The desire to know the future or see where a relationship is going can come from a hurt place, an anxious place, a hopeful place, an exhausted place, etc., because dating is hard. Full stop. But when you let go of expectations for the future, you allow yourself to be more present with yourself and the other person. It also can shift the the meaning of a “good date.” If this person is not your pre-conceived notion of what a partner could be, does that mean it was not worth your time? Did you have fun? Did you learn something? Did you practice sharing parts of yourself that may be new or uncomfortable? Dating “success” limits our ability to be present.


A psychologist explains NATO


If the “goal” of dating is simply getting to know someone, this takes time. There may be traits or behaviors that are immediate “no’s” for you. It’s impossible to learn everything about someone in one date and that goes both ways. So if you go into a date with the intention of sharing about yourself and gaining more information about the other person, the chance of you having a better time, regardless of what happens next, is higher. The same way we are not friends with everyone can apply to dating. Sometimes we’re a fit and sometimes we’re not, and that’s okay if this person did not meet the unnecessary expectation of being your forever partner.

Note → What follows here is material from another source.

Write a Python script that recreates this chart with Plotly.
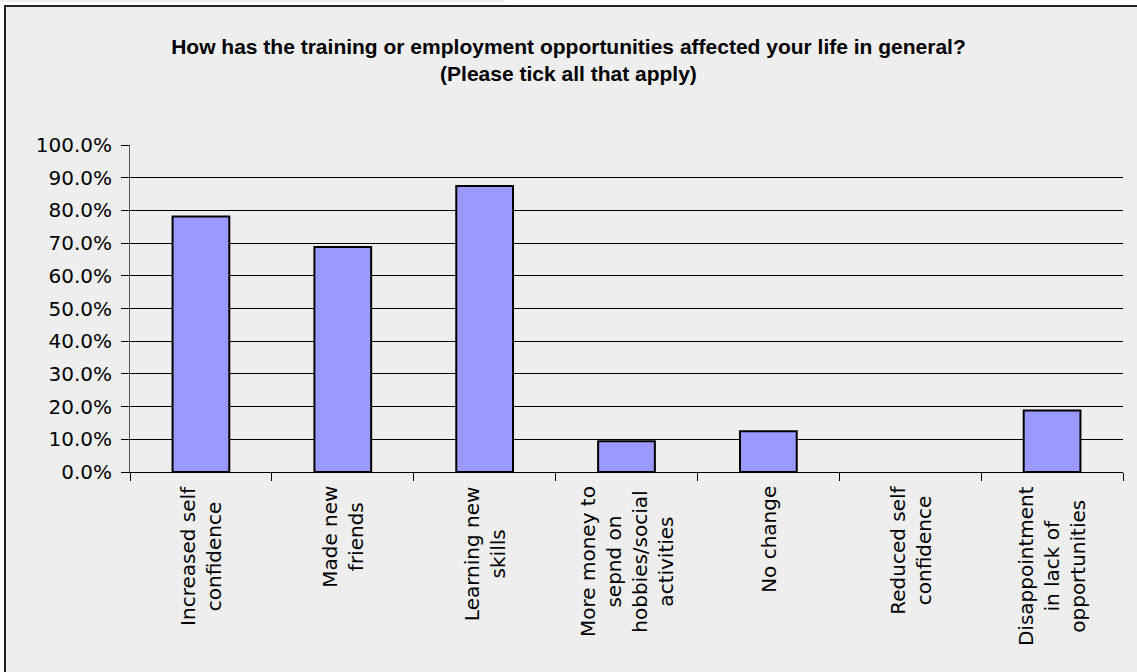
import plotly.graph_objects as go

categories = [
    "Increased self confidence",
    "Made new friends",
    "Learning new skills",
    "More money to sepnd on hobbies/social activities",
    "No change",
    "Reduced self confidence",
    "Disappointment in lack of opportunities",
]
label_lines = [
    ["Increased self", "confidence"],
    ["Made new", "friends"],
    ["Learning new", "skills"],
    ["More money to", "sepnd on", "hobbies/social", "activities"],
    ["No change"],
    ["Reduced self", "confidence"],
    ["Disappointment", "in lack of", "opportunities"],
]
values = [0.781, 0.688, 0.875, 0.094, 0.125, 0.0, 0.188]
y_ticks = [i / 10 for i in range(11)]

W, H = 1137, 672
L, R, T, B = 130, 14, 145, 200
pw, ph = W - L - R, H - T - B

def px_to_paper_x(px):
    return (px - L) / pw

def px_to_paper_y(py):
    return (H - B - py) / ph

BG = "#eeeeee"

fig = go.Figure()
fig.add_trace(go.Bar(
    x=categories, y=values,
    marker=dict(color="#9999ff",
                line=dict(color="#000000", width=[2 if v > 0 else 0 for v in values])),
    width=0.4,
    hoverinfo="x+y",
))

annotations = []
for cat, lines in zip(categories, label_lines):
    annotations.append(dict(
        x=cat, xref="x", y=0, yref="paper",
        text="<br>".join(lines), textangle=-90, align="center",
        xanchor="center", yanchor="top", yshift=-12,
        showarrow=False,
        font=dict(family="DejaVu Sans", size=20, color="#000000"),
    ))

fig.update_layout(
    width=W, height=H,
    margin=dict(l=L, r=R, t=T, b=B, pad=0),
    paper_bgcolor="#ffffff",
    plot_bgcolor=BG,
    showlegend=False,
    title=dict(
        text="How has the training or employment opportunities affected your life in general?<br>(Please tick all that apply)",
        x=0.5, xref="container", xanchor="center",
        y=1 - 54 / H, yref="container", yanchor="top",
        font=dict(family="Liberation Sans", size=21, color="#000000", weight="bold"),
    ),
    xaxis=dict(
        type="category",
        showticklabels=False,
        ticks="outside", ticklen=8, tickcolor="#000000", tickwidth=1,
        tickson="boundaries",
        showline=True, linecolor="#000000", linewidth=1,
        showgrid=False,
        range=[-0.5, len(categories) - 0.5],
    ),
    yaxis=dict(
        range=[0, 1],
        tickvals=y_ticks,
        tickformat=".1%",
        ticks="outside", ticklen=8, tickcolor="#000000", tickwidth=1,
        showline=True, linecolor="#555555", linewidth=1,
        showgrid=True, gridcolor="#000000", gridwidth=1,
        zeroline=False,
        ticklabelstandoff=5,
        tickfont=dict(family="DejaVu Sans", size=20, color="#000000"),
    ),
    annotations=annotations,
    shapes=[
        dict(type="rect", xref="paper", yref="paper", layer="below",
             x0=px_to_paper_x(5), x1=px_to_paper_x(W + 10),
             y0=px_to_paper_y(H + 10), y1=px_to_paper_y(6),
             fillcolor=BG, line=dict(color="#222222", width=2)),
        dict(type="line", xref="paper", yref="paper",
             x0=px_to_paper_x(0), x1=px_to_paper_x(505),
             y0=px_to_paper_y(1), y1=px_to_paper_y(1),
             line=dict(color="#dddddd", width=1)),
    ],
)

fig.write_html("out.html")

Dating NATO does not put some “positive” spin on dating. We feel what we feel. This means you may still be disappointed or frustrated after a date. Staying connected to your emotions while dating is key. Being in the present keeps you more in tune with yourself, heightening the ability to share different parts of yourself with someone. In tandem, this allows you to actually receive what somebody is sharing rather than have your mind preoccupied with their height, or their job, or if they’ll get along with your parents, etc.


The next time you go on a date with someone, ask yourself these questions instead:


- Did I laugh?

- Did I notice how much I smiled?

- Did I feel comfortable in my body?

- Did they share interest in getting to know me?

- Was I surprised?

- Did I lose track of time?

- Were they respectful?

- Did they ask me questions?

- What was the eye contact like?


It can be that simple.


There’s so much chatter about red flags and this and that, we often get lost in the discourse and potentially start dating based on others’ ideas of a partner, or even a younger part of ourselves that fantasized about this ideal person. You’re human. They’re human. You’re constantly evolving and growing and while yes, there are some people who stay stagnant and may not be a good fit for you, other people take time to open up. Not all flowers bloom the same. Not all flowers need the same amount of water or sunlight. So you get to choose. Can you stay with what you know with the information you have and make one decision after a date:


Do I want to see them one more time?